Charlie Wiecha: New types of instances, such as JSON.
John Boyer: Over time. It would be nice to say that we have a bucket of data called and "instance," maybe not called instance, and couple that with a referencing scheme. I don't know how far down that path we want to go in 1.2 vs 2.0.
Sebastian Schnitzenbaumer: I also tried to express that the best thing to get public involvement would be one spec.
John Boyer: Or two specs now.
Nick van: Or a requirements document, a draft version of both requirements documents.
Sebastian Schnitzenbaumer: It's more pain to have a real requirements document; I was editor of the XForms 1.0 requirements document.
John Boyer: We have been able to use the requirements document to finish last call for our recommendations as we can point to it when we get new requests.

John Boyer: Back Leigh's original question on dialog.
Leigh Klotz: Mine was about the 1.2/2.0 process, not dialog, which was a test case.
John Boyer: My question was do I have a clear and present idea of how to do it right now without shifting other features.
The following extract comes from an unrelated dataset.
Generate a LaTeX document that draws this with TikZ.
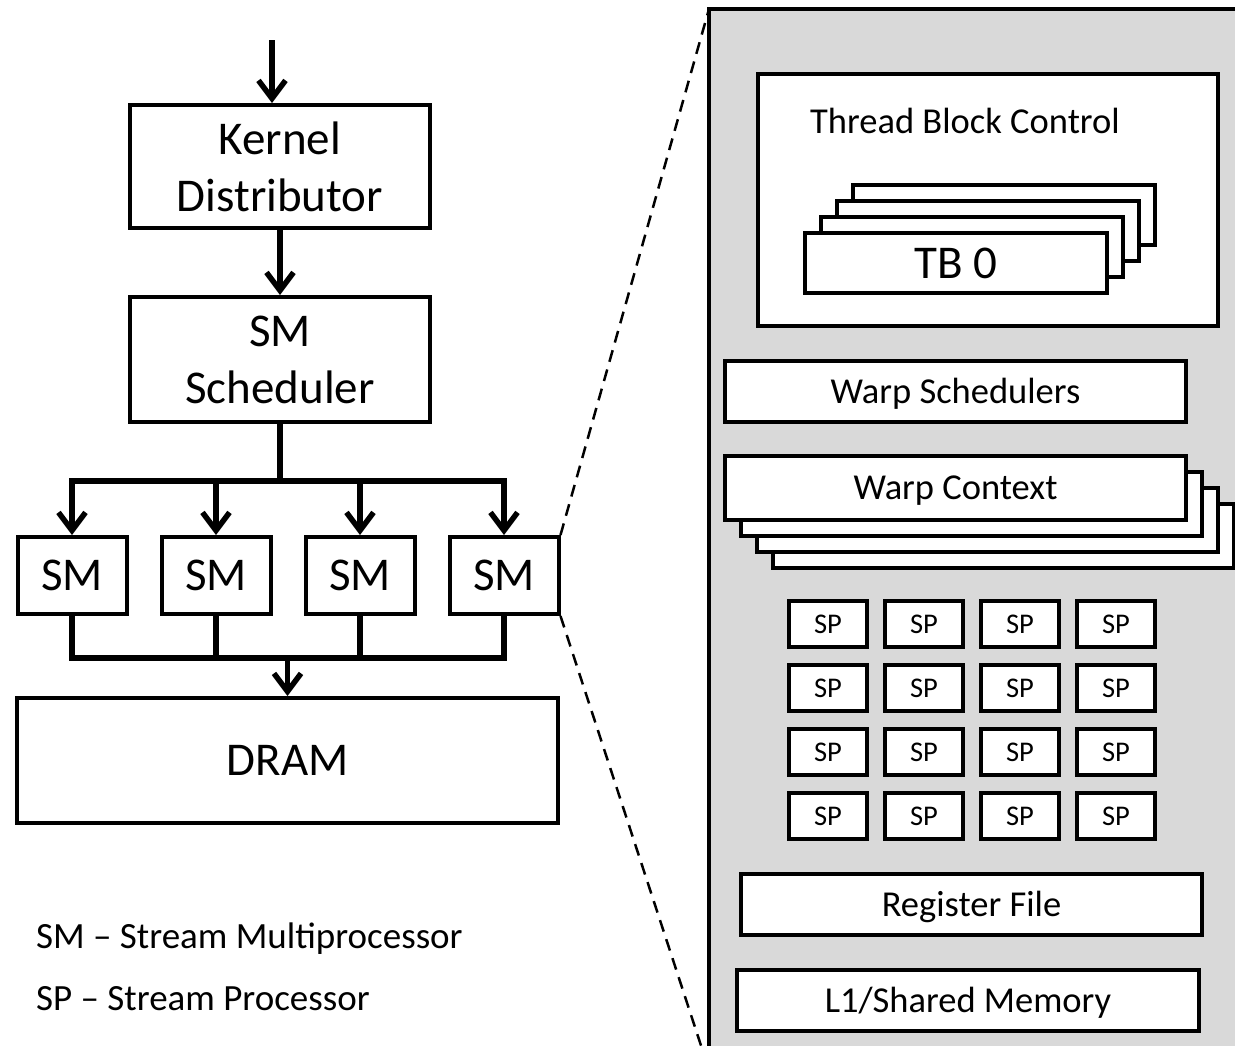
\documentclass[tikz,border=0pt]{standalone}
\usepackage{fontspec}
\setmainfont{Carlito}
\usetikzlibrary{arrows.meta}
\definecolor{panelgray}{RGB}{217,217,217}

\begin{document}
\begin{tikzpicture}[
x=1pt, y=-1pt,
box/.style={draw, fill=white, line width=4pt, inner sep=0pt, align=center},
bigfont/.style={font=\fontsize{47}{57}\selectfont},
midfont/.style={font=\fontsize{36.5}{44}\selectfont},
smallfont/.style={font=\fontsize{28.5}{34}\selectfont},
legendfont/.style={font=\fontsize{37}{44}\selectfont, inner sep=0pt},
capcenter/.style={text height=#1, text depth=0pt},
smbox/.style={box, bigfont, minimum width=109pt, minimum height=77pt},
tbbox/.style={box, bigfont, capcenter=30pt, minimum width=302pt, minimum height=60pt},
wideblock/.style={box, midfont, capcenter=23.5pt, minimum width=461pt, minimum height=61pt},
spbox/.style={box, smallfont, capcenter=18.4pt, minimum width=78pt, minimum height=46pt},
wire/.style={line width=5.5pt},
arrow/.style={wire, -{Straight Barb[length=18pt, width=27pt]}},
zoomline/.style={line width=2.5pt, dash pattern=on 12pt off 8pt},
panel/.style={draw, fill=panelgray, line width=4pt}
]

\useasboundingbox (0,0) rectangle (1235,1045);
\clip (0,0) rectangle (1235,1045);

%%%% GPU

\path (280,166.5) node[box, bigfont, minimum width=300pt, minimum height=123pt](KD){Kernel\\Distributor};
\path (280,359.5) node[box, bigfont, minimum width=300pt, minimum height=125pt](SMS){SM\\Scheduler};
\path (72,575.5) node[smbox](SM1){SM};
\path (216,575.5) node[smbox](SM2){SM};
\path (360,575.5) node[smbox](SM3){SM};
\path (504,575.5) node[smbox](SM4){SM};
\path (287.5,760.5) node[box, bigfont, minimum width=541pt, minimum height=125pt](DRAM){DRAM};

\path (272,40) coordinate(kernelin);
\draw[arrow] (kernelin) -- (kernelin |- KD.north);
\draw[arrow] (KD.south) -- (SMS.north);

%% to the SMs
\draw[wire] (SMS.south) --++(0,57) coordinate(bus);
\draw[wire, line cap=rect] (bus -| SM1.north) -- (bus -| SM4.north);
\draw[arrow] (bus -| SM1.north) -- (SM1.north);
\draw[arrow] (bus -| SM2.north) -- (SM2.north);
\draw[arrow] (bus -| SM3.north) -- (SM3.north);
\draw[arrow] (bus -| SM4.north) -- (SM4.north);

%% to DRAM
\draw[wire] (SM1.south) --++(0,42) coordinate(busB) -| (SM4.south);
\draw[wire] (SM2.south) -- (SM2.south |- busB);
\draw[wire] (SM3.south) -- (SM3.south |- busB);
\draw[arrow] (busB -| DRAM.north) -- (DRAM.north);

%% legend
\path (36,948) node[anchor=base west, legendfont](legSM){SM -- Stream Multiprocessor};
\path (36,1010) node[anchor=base west, legendfont](legSP){SP -- Stream Processor};

%%%% SM DETAIL

\draw[panel] (709,9) coordinate(P) rectangle (1260,1070) coordinate(Q);
\draw[zoomline] (SM4.north east) -- (P);
\draw[zoomline] (SM4.south east) -- (P |- Q);

%% thread block control
\path (988,200) node[box, minimum width=460pt, minimum height=252pt](TBC){};
\path (965,133) node[anchor=base, midfont, inner sep=0pt](TBCtext){Thread Block Control};
\path (956,263)++(48,-48) node[tbbox](TB3){};
\path (956,263)++(32,-32) node[tbbox](TB2){};
\path (956,263)++(16,-16) node[tbbox](TB1){};
\path (956,263) node[tbbox](TB0){TB 0};

%% warps
\path (955.5,391.5) node[wideblock](WS){Warp Schedulers};
\path (955.5,487.5)++(48,48) node[wideblock, minimum height=64pt](WC3){};
\path (955.5,487.5)++(32,32) node[wideblock, minimum height=64pt](WC2){};
\path (955.5,487.5)++(16,16) node[wideblock, minimum height=64pt](WC1){};
\path (955.5,487.5) node[wideblock, minimum height=64pt](WC0){Warp Context};

%% SPs
\foreach \r in {0,...,3}
  \foreach \c in {0,...,3}
    \path (828+96*\c, 624+64*\r) node[spbox](SP\r\c){SP};

%% memory
\path (971.5,904.5) node[wideblock](RF){Register File};
\path (968,1000.5) node[wideblock, minimum width=462pt](L1){L1/Shared Memory};

\end{tikzpicture}
\end{document}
So I wasn't clear on dialog. If someone has a proposal, like a tree control.
Charlie Wiecha: Try to New Jersify this. We're still in spec-elegance mode. I can relate to a business driver for #20. I don't have a sense for what the rest of the stuff is about in the marketplace. So, as Leigh was saying, why are we doing this 1.2? What's the higher-level purpose.
John Boyer: I can get a sub-triage going of ease-of-authoring. Like #3 if you hit enter.
Charlie Wiecha: Some of these are about business priorities such as granularity, ease-of-use, etc.
John Boyer: We need to get the discussion going.
Nick van: Leigh started last week, and I edited many of these on the wiki.
John Boyer: Due to the craziness of the network, they may have been deleted due to network problems. The wiki software crashed on the w3c site and some stuff may be missing. I don't have any network right now.

John Boyer: The direction we need to take on the list is for each person to think about how to elaborate bottom-up on these lists and express the business-case drivers for requirements to help us decide what really should do.